To do this involves a lot of relaxation. Traditionally, it's considered Samadhi. One of my first instructions I ever got on Samadhi when I went to Thailand to practice was I was told that Samadhi is all about letting go. Over the years, I've come to appreciate that that's certainly an important part of it. But if I was going to make a broad, wide, general statement like that, I would say Samadhi is all about relaxing. Or to put those two together, Samadhi is about letting go of tension, all tension that we have. To soften tension is what breaks up the whole. Release of tension begins to open us up. We don't have to let go of all the tension, but we have to kind of let go enough so that awareness can hold everything in a calm way, in an open way, so that we can be aware of it. We can know it calmly.

We don't want to know anger in an angry way. We don't want to know fear in a frightened way. But we want to know anger calmly, openly. It's okay to be angry. I'm just going to feel it. It's not okay to speak the anger, act the anger, especially when you're meditating. But it's okay to have it, just open to it. So you know it calmly. So you know fear, but you're not condemning the fear or trying to get rid of it, but you know it calmly. You know it kindly. That too has a place. Keep opening.

Samadhi is both this opening up, but the opening up is not so intentional or deliberate. It's what happens traditionally as we find some place to really settle, to really be the home base of our attention, like the breathing for example. Some people like doing loving-kindness meditation as their home base; that's how they get into Samadhi, into concentrated states. There are various kinds of focal points that become the home base. Plenty of people try to concentrate by excluding everything else and just kind of bearing down on an object.

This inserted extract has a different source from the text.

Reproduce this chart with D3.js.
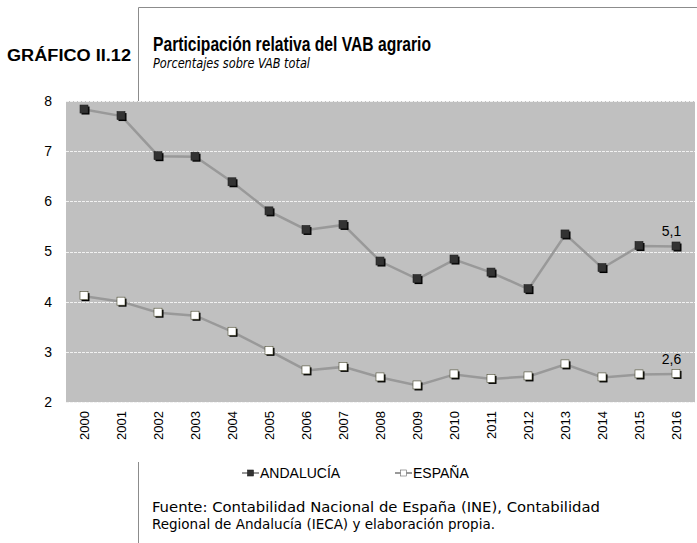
<!DOCTYPE html>
<html>
<head>
<meta charset="utf-8">
<script src="https://cdn.jsdelivr.net/npm/d3@7"></script>
<style>
  body { margin: 0; background: #fff; }
  svg { display: block; }
</style>
</head>
<body>
<div id="chart"></div>
<script>
const years = ['2000','2001','2002','2003','2004','2005','2006','2007','2008','2009','2010','2011','2012','2013','2014','2015','2016'];
const andalucia = [7.83, 7.70, 6.90, 6.89, 6.38, 5.80, 5.43, 5.53, 4.80, 4.45, 4.84, 4.58, 4.25, 5.34, 4.67, 5.11, 5.10];
const espana = [4.11, 4.00, 3.78, 3.72, 3.40, 3.02, 2.63, 2.70, 2.49, 2.33, 2.55, 2.46, 2.51, 2.75, 2.49, 2.55, 2.56];
const yTicks = [2, 3, 4, 5, 6, 7, 8];
const seriesNames = ['ANDALUCÍA', 'ESPAÑA'];
const lastLabels = ['5,1', '2,6'];

const width = 697, height = 543;
const plot = {left: 66, right: 695, top: 101, bottom: 402};
const sans = 'Arial, "Liberation Sans", Helvetica, sans-serif';
const cond = '"DejaVu Sans Condensed", "DejaVu Sans", sans-serif';

const svg = d3.select('#chart').append('svg')
  .attr('width', width)
  .attr('height', height);

// frame round the header and footer
const frame = svg.append('g').attr('stroke', '#8c8c8c').attr('stroke-width', 1).attr('fill', 'none');
frame.append('path').attr('d', 'M138.5,' + plot.top + 'V7.5H' + width);
frame.append('line').attr('x1', 138.5).attr('x2', 138.5).attr('y1', 462).attr('y2', height);

svg.append('text')
  .attr('x', 7).attr('y', 61)
  .style('font-family', sans)
  .attr('font-weight', 'bold').attr('font-size', 16)
  .attr('textLength', 124).attr('lengthAdjust', 'spacingAndGlyphs')
  .text('GRÁFICO II.12');

svg.append('text')
  .attr('x', 153).attr('y', 51)
  .style('font-family', sans)
  .attr('font-weight', 'bold').attr('font-size', 20)
  .attr('textLength', 278).attr('lengthAdjust', 'spacingAndGlyphs')
  .text('Participación relativa del VAB agrario');

svg.append('text')
  .attr('x', 153).attr('y', 68)
  .style('font-family', cond)
  .attr('font-style', 'italic').attr('font-size', 14.5)
  .attr('textLength', 157).attr('lengthAdjust', 'spacingAndGlyphs')
  .text('Porcentajes sobre VAB total');

const x = d3.scaleBand().domain(years).range([plot.left, plot.right]);
const y = d3.scaleLinear().domain([2, 8]).range([plot.bottom, plot.top]);

svg.append('rect')
  .attr('x', plot.left).attr('y', plot.top)
  .attr('width', plot.right - plot.left).attr('height', plot.bottom - plot.top)
  .attr('fill', '#c0c0c0');

// grid
svg.append('g')
  .selectAll('line')
  .data(yTicks)
  .enter().append('line')
    .attr('x1', plot.left).attr('x2', plot.right)
    .attr('y1', d => Math.round(y(d)) + 0.5).attr('y2', d => Math.round(y(d)) + 0.5)
    .attr('stroke', '#f2f2f2').attr('stroke-width', 1)
    .attr('stroke-dasharray', '3,1');

// y axis
const yAxis = d3.axisLeft(y).tickValues(yTicks).tickFormat(d3.format('d')).tickSize(0).tickPadding(14);
const yg = svg.append('g')
  .attr('transform', 'translate(' + plot.left + ',0)')
  .call(yAxis);
yg.select('.domain').remove();
yg.selectAll('text')
  .style('font-family', sans)
  .attr('font-size', 14).attr('fill', '#000');

// x axis
const xAxis = d3.axisBottom(x).tickSize(0);
const xg = svg.append('g')
  .attr('transform', 'translate(0,' + plot.bottom + ')')
  .call(xAxis);
xg.select('.domain').remove();
xg.selectAll('text')
  .style('font-family', sans)
  .attr('font-size', 13).attr('fill', '#000')
  .attr('text-anchor', 'end')
  .attr('transform', 'rotate(-90)')
  .attr('x', -9).attr('y', 0).attr('dy', '0.35em');

const cx = d => x(d) + x.bandwidth() / 2;
const line = d3.line().x((d, i) => cx(years[i])).y(d => y(d));

const series = [
  {name: seriesNames[0], values: andalucia, fill: '#333333', shadow: '#000', stroke: '#222'},
  {name: seriesNames[1], values: espana, fill: '#ffffff', shadow: '#000', stroke: '#4a4a30'}
];

series.forEach((s, k) => {
  svg.append('path')
    .datum(s.values)
    .attr('d', line)
    .attr('fill', 'none')
    .attr('stroke', '#999999')
    .attr('stroke-width', 2.5);

  const g = svg.append('g');
  g.selectAll('rect.shadow')
    .data(s.values)
    .enter().append('rect')
      .attr('class', 'shadow')
      .attr('x', (d, i) => cx(years[i]) - 3)
      .attr('y', d => y(d) - 3)
      .attr('width', 8).attr('height', 8)
      .attr('fill', s.shadow);
  g.selectAll('rect.mark')
    .data(s.values)
    .enter().append('rect')
      .attr('class', 'mark')
      .attr('x', (d, i) => cx(years[i]) - 4.5)
      .attr('y', d => y(d) - 4.5)
      .attr('width', 8).attr('height', 8)
      .attr('fill', s.fill)
      .attr('stroke', s.stroke).attr('stroke-width', 0.6);

  const last = s.values.length - 1;
  svg.append('text')
    .attr('x', cx(years[last]) - 5)
    .attr('y', y(s.values[last]) - 10)
    .attr('text-anchor', 'middle')
    .style('font-family', sans)
    .attr('font-size', 14)
    .text(lastLabels[k]);
});

// legend
const legendX = [242, 395];
const legend = svg.append('g');
series.forEach((s, k) => {
  const lg = legend.append('g').attr('transform', 'translate(' + legendX[k] + ',473)');
  lg.append('line').attr('x1', 0).attr('x2', 17).attr('y1', 0).attr('y2', 0)
    .attr('stroke', '#999999').attr('stroke-width', 2);
  lg.append('rect').attr('x', 5.5).attr('y', -3).attr('width', 6).attr('height', 6)
    .attr('fill', s.fill).attr('stroke', k === 0 ? '#222' : '#666').attr('stroke-width', 0.6);
  lg.append('text')
    .attr('x', 18).attr('y', 0).attr('dy', '0.36em')
    .style('font-family', sans)
    .attr('font-size', 14)
    .text(s.name);
});

// source note
const note = svg.append('g')
  .style('font-family', cond)
  .attr('font-size', 14.5);
note.append('text').attr('x', 152).attr('y', 512)
  .attr('textLength', 448).attr('lengthAdjust', 'spacingAndGlyphs')
  .text('Fuente: Contabilidad Nacional de España (INE), Contabilidad');
note.append('text').attr('x', 152).attr('y', 529)
  .attr('textLength', 343).attr('lengthAdjust', 'spacingAndGlyphs')
  .text('Regional de Andalucía (IECA) y elaboración propia.');
</script>
</body>
</html>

But the most healthy form of Samadhi is resting and settling and abiding in the home object, the breathing for example, so that less and less of the energy of the mind goes to preoccupations, goes into thinking, goes into being tense. The tensions of our system begin to just let go. And so it's not so much a deliberate letting go as it is a byproduct of trusting, staying continuous on something very simple and healthy and good to be with, something like the breathing. The breathing can seem boring. But as the focus on the breathing does its work, we begin letting go and softening, relaxing the tension. We realize that boredom itself is a form of tension, and that falls away and we're not bored. The simplicity of it all can seem more and more luminous. It becomes more and more joyful, happy to be here.

So it's with Samadhi that my interest in translating sammā as whole, as complete, as holistic, really comes into play. The function of Samadhi is to gather everything together, so everything is oriented, everything is in the same direction. Everything is participating in the process of being alive now, in this meditation, in this being present in whatever we're doing in the moment. All of ourselves is included.

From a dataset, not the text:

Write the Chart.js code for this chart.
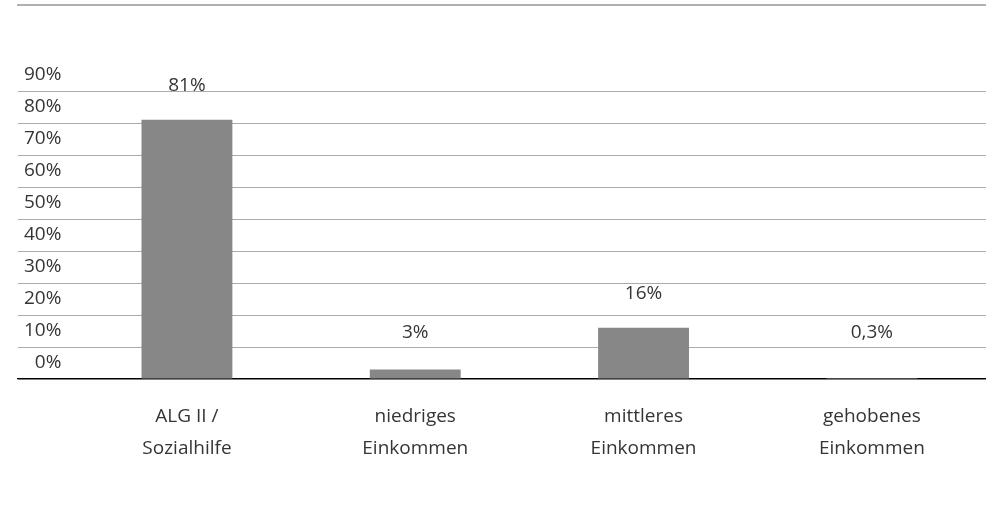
<!DOCTYPE html>
<html lang="de">
<head>
<meta charset="UTF-8">
<title>Einkommensgruppen</title>
<script src="https://cdn.jsdelivr.net/npm/chart.js"></script>
<style>
    * { margin: 0; padding: 0; box-sizing: border-box; }
    body { background: #ffffff; width: 986px; height: 524px; overflow: hidden; }
</style>
</head>
<body>
<canvas id="chart" width="986" height="524"></canvas>
<script>
// data
const categories = [
    ['ALG II /', 'Sozialhilfe'],
    ['niedriges', 'Einkommen'],
    ['mittleres', 'Einkommen'],
    ['gehobenes', 'Einkommen']
];
const shares = [81, 3, 16, 0.3];
const shareLabels = ['81%', '3%', '16%', '0,3%'];
const yTicks = [0, 10, 20, 30, 40, 50, 60, 70, 80, 90];

const textFont = { family: "'Open Sans', sans-serif", size: 19 };
const textColor = '#353535';

// thin rule across the top of the figure
const topRule = {
    id: 'topRule',
    beforeDraw(chart) {
        const ctx = chart.ctx;
        ctx.save();
        ctx.strokeStyle = '#b0b0b0';
        ctx.lineWidth = 2;
        ctx.beginPath();
        ctx.moveTo(17, 5);
        ctx.lineTo(chart.width, 5);
        ctx.stroke();
        ctx.restore();
    }
};

// value labels above the bars
const valueLabels = {
    id: 'valueLabels',
    afterDatasetsDraw(chart) {
        const ctx = chart.ctx;
        const meta = chart.getDatasetMeta(0);
        const base = chart.scales.y.getPixelForValue(0);
        ctx.save();
        ctx.font = textFont.size + 'px ' + textFont.family;
        ctx.fillStyle = textColor;
        ctx.textAlign = 'center';
        ctx.textBaseline = 'middle';
        meta.data.forEach((bar, i) => {
            const y = Math.min(bar.y - 34, base - 46);
            ctx.fillText(shareLabels[i], bar.x, y);
        });
        ctx.restore();
    }
};

new Chart(document.getElementById('chart'), {
    type: 'bar',
    data: {
        datasets: [{
            data: shares.map((v, i) => ({ x: i, y: v })),
            backgroundColor: '#878787',
            borderWidth: 0,
            barPercentage: 0.398,
            categoryPercentage: 1
        }]
    },
    options: {
        responsive: false,
        animation: false,
        layout: { padding: { left: 18, right: 0, top: 91, bottom: 0 } },
        plugins: {
            legend: { display: false },
            tooltip: { enabled: false }
        },
        scales: {
            x: {
                type: 'linear',
                offset: false,
                min: -0.74,
                max: 3.5,
                afterBuildTicks(scale) {
                    scale.ticks = categories.map((c, i) => ({ value: i }));
                },
                afterFit(scale) {
                    scale.height = 145;
                },
                grid: { display: false, drawTicks: false, offset: false },
                border: { display: true, color: '#000000', width: 1.3 },
                ticks: {
                    font: { ...textFont, lineHeight: 32 / 19 },
                    color: textColor,
                    padding: 22,
                    maxRotation: 0,
                    autoSkip: false,
                    callback: (v) => categories[v]
                }
            },
            y: {
                min: 0,
                max: 90,
                afterBuildTicks(scale) {
                    scale.ticks = yTicks.map(v => ({ value: v }));
                },
                afterFit(scale) {
                    scale.width = 0;
                },
                grid: { color: '#ababab', lineWidth: 1, drawTicks: false },
                border: { display: false },
                ticks: {
                    mirror: true,
                    crossAlign: 'far',
                    padding: 6,
                    labelOffset: -16,
                    font: textFont,
                    color: textColor,
                    callback: (v) => v + '%'
                }
            }
        }
    },
    plugins: [topRule, valueLabels]
});
</script>
</body>
</html>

If we're cooking, we're really there to cook. All of us is there. We don't have a book on the counter and we're reading the book at the same time as we're cooking or watching something on a screen and trying to cook. If what you want to do is build up this capacity for all-inclusive awareness, don't multitask. That's a different kind of all-inclusion. Just kind of do one thing, and from that one thing let there grow a real calm, steady, Samadhi presence that holds all things.

In this way, it becomes kind of a culmination of all the previous seven factors of the eight-fold path. All of them are part of this holistic whole. The more that the Samadhi is there, the more the others come into their wholeness. The more the others come into wholeness, the Samadhi comes into wholeness. They're all one part and parcel of the same thing: of kind of opening to the whole of who we are and finding a home there, finding ease and peace and well-being there. And for that wholeness, that peace, that calmness, to really allow that, to be interested in how that can create a radical transformation within us.

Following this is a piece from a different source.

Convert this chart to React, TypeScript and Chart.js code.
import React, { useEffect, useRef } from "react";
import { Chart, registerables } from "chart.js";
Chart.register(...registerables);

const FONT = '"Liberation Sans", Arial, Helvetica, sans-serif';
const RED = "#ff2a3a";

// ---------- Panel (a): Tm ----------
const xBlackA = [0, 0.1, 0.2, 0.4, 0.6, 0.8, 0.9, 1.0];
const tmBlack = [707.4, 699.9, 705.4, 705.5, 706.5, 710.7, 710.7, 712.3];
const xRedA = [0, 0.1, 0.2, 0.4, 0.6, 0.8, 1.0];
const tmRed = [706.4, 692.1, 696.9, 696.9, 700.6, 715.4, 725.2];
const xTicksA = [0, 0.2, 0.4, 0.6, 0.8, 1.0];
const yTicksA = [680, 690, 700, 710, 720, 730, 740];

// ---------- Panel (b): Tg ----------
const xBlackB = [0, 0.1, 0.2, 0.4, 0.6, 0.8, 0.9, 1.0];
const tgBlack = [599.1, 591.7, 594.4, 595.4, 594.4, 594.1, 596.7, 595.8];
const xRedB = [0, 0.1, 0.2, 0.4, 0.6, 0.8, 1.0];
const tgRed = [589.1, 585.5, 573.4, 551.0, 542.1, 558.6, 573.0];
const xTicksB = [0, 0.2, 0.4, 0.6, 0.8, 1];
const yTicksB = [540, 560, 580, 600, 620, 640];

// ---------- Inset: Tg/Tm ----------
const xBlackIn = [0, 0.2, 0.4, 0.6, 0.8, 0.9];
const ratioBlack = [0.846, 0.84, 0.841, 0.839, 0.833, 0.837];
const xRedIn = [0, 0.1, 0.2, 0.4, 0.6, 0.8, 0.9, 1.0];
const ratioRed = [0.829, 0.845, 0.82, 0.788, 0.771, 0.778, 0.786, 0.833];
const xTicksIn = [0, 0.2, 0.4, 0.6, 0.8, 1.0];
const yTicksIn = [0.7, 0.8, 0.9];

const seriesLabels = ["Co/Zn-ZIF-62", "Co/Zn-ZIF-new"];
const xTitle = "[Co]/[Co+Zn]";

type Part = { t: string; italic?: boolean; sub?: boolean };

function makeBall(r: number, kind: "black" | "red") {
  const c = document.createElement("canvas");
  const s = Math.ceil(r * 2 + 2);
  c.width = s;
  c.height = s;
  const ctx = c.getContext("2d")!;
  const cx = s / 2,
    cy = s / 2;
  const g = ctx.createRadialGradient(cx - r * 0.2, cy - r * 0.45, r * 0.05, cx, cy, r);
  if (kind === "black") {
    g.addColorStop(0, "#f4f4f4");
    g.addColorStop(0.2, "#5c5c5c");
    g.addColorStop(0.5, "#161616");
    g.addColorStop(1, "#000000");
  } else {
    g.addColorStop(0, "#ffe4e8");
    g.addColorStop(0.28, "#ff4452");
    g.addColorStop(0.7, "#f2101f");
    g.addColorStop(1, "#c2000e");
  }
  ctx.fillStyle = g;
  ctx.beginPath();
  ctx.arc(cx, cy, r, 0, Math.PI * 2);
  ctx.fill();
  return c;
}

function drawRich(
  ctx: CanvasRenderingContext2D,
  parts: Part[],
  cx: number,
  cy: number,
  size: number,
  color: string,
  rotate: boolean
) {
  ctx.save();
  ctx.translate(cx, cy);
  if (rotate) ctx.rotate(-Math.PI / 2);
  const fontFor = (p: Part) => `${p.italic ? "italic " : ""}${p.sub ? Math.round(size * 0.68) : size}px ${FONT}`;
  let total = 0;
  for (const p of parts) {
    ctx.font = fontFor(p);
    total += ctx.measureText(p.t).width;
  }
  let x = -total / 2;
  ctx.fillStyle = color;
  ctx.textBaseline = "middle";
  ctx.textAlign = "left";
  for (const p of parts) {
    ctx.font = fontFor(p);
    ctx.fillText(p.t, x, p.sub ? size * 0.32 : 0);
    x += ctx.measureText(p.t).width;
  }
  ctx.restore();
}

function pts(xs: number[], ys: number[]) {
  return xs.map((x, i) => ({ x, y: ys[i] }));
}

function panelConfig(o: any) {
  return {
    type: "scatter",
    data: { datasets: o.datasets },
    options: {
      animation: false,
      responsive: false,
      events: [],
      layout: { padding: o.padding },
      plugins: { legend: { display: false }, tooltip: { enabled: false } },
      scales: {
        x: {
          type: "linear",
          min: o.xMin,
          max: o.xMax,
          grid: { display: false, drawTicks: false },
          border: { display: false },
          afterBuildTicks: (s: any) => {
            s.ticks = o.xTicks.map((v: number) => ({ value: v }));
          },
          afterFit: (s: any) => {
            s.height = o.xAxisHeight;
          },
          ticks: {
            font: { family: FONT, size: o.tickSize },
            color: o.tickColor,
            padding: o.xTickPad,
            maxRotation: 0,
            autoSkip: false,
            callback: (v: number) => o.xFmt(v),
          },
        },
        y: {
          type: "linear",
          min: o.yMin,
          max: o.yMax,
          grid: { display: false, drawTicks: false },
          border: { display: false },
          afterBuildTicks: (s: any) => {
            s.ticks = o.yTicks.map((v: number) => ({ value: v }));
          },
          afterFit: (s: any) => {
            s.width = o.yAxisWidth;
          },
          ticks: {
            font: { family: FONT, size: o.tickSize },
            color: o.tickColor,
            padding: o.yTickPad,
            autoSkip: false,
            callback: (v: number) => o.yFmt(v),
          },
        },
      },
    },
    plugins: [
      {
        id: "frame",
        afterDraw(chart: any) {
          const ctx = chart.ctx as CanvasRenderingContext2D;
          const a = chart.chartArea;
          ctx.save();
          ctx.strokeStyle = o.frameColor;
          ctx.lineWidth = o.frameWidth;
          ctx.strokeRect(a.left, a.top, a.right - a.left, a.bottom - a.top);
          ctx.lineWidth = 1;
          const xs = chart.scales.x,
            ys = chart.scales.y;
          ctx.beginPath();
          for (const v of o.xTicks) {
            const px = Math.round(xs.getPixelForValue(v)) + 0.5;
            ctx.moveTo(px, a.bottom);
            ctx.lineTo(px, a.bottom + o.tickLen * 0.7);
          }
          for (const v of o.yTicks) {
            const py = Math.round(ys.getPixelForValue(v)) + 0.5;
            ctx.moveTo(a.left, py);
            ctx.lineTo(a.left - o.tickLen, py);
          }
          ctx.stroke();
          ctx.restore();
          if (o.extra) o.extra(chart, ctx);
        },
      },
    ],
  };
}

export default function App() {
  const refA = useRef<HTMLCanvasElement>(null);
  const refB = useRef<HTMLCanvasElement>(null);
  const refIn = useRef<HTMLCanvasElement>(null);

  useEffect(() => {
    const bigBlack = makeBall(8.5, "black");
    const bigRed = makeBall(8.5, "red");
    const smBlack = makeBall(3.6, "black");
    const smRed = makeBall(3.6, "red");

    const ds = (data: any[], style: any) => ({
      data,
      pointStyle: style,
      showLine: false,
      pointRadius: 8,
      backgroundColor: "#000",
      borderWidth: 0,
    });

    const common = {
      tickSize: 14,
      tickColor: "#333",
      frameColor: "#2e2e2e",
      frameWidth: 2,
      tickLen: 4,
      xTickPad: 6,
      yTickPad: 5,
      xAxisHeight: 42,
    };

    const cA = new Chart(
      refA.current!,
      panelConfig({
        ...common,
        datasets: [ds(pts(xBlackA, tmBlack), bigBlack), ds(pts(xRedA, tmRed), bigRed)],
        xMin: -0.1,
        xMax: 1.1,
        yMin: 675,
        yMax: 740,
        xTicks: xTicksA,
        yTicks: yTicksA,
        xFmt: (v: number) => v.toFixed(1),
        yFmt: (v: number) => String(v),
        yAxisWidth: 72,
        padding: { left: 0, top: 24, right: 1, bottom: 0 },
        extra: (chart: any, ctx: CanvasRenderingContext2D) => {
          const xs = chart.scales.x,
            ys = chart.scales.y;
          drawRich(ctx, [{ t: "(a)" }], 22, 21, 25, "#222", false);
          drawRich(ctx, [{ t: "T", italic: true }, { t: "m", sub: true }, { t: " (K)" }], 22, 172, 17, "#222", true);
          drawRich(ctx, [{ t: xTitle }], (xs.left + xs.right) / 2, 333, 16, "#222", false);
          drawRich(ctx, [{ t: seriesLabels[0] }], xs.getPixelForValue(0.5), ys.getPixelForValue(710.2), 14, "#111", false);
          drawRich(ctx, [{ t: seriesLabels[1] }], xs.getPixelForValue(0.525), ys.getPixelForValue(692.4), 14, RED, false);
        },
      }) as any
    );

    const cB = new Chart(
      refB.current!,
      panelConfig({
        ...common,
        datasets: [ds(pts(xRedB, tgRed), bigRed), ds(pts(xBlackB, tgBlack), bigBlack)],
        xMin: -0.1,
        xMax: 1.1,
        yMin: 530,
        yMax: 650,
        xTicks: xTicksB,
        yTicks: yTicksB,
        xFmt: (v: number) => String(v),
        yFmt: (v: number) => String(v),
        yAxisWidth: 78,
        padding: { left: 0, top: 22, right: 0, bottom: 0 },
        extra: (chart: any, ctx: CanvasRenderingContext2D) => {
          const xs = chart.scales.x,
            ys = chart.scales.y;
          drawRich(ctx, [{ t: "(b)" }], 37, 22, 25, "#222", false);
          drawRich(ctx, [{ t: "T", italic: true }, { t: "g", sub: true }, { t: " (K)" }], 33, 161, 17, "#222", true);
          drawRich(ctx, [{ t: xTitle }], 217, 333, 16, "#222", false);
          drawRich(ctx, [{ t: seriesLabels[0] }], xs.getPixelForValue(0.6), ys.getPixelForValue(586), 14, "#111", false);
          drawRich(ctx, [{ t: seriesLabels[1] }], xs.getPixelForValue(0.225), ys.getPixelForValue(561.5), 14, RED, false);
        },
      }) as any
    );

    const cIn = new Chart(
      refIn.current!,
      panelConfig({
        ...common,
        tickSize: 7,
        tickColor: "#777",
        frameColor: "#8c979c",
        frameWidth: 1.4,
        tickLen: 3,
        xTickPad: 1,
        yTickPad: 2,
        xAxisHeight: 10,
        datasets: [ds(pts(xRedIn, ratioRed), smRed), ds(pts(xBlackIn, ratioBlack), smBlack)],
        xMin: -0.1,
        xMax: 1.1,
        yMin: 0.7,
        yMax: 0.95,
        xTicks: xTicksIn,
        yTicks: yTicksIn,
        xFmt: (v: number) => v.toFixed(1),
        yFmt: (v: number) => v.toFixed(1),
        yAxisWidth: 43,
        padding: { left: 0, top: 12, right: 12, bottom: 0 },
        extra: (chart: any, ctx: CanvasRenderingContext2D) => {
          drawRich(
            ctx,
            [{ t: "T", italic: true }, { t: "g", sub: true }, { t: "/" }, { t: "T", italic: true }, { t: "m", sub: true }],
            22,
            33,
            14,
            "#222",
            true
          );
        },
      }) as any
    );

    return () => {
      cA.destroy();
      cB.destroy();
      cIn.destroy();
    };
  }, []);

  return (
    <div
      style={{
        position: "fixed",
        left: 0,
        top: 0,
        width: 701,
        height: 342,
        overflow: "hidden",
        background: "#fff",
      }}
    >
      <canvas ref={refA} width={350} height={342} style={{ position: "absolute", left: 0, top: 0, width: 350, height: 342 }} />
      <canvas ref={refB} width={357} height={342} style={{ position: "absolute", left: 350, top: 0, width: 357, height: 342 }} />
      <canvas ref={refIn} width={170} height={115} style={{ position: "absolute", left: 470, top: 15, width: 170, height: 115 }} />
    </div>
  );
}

So that the dharma practice is not about transcendence. It's not about some experience that really takes you far away from this world and has nothing to do with it, but rather it brings you into kind of a settled, harmonious, attuned sense of being fully here now. And then at some point there might be a deep letting go. When all the pieces come into harmony, something can release in a very full and complete way, where there becomes a radical absence of clinging of all types.

And then with the less clinging there is, the more there's space, the more there's the appreciation that there's a way of living in this world that doesn't have to cling, a way of living in this world that can hold all things in an open, good heart. And so I appreciate that one way the eight-fold path is emphasized in the teachings of the Buddha is not as a means to awakening, but rather as a manifestation of our awakening. It's the result of it. And it's a radical transformation. So this is how we live our lives.

And Samadhi is an integral part of this. Because we're no longer going to live where we're having tension or fear or greed or hatred divide us from ourselves, separate ourselves from the whole. And so to live in the world with a wide open kind of peace, calm, goodness, love that Samadhi can give birth to is one of the great things that will live in this world. It's kind of creating a certain kind of paradise here and now, even in the midst of the hell that we live in as well. And both of those are included, not one or the other, but a loving meeting of the two in order to melt away all the ways that human beings harm each other.

May it be that this eightfold path is a radical, fulfilling means to end the harm that one human being can do to another. Let's be transformed to live a non-harming life, which is at the center of the eight-fold path, and Samadhi is an important part of this.

So you might today, before we come to the end of the series tomorrow, practice Samadhi through the day. Simple Samadhi, ordinary Samadhi of when you do something, kind of just do the one thing. But don't do it so tightly that you resent being interrupted. As one person defined enlightenment, "When you're enlightened, you're interruptible." So then you're fully with the next thing that's interrupting you, if necessary. But practice a Samadhi of just doing one thing, seeing one thing all the way through, and see how that changes the quality of your day.

So thank you, and I look forward to our last talk on the eightfold path.


Footnotes

  1. Samadhi: A Pali word that refers to a state of meditative consciousness or concentration.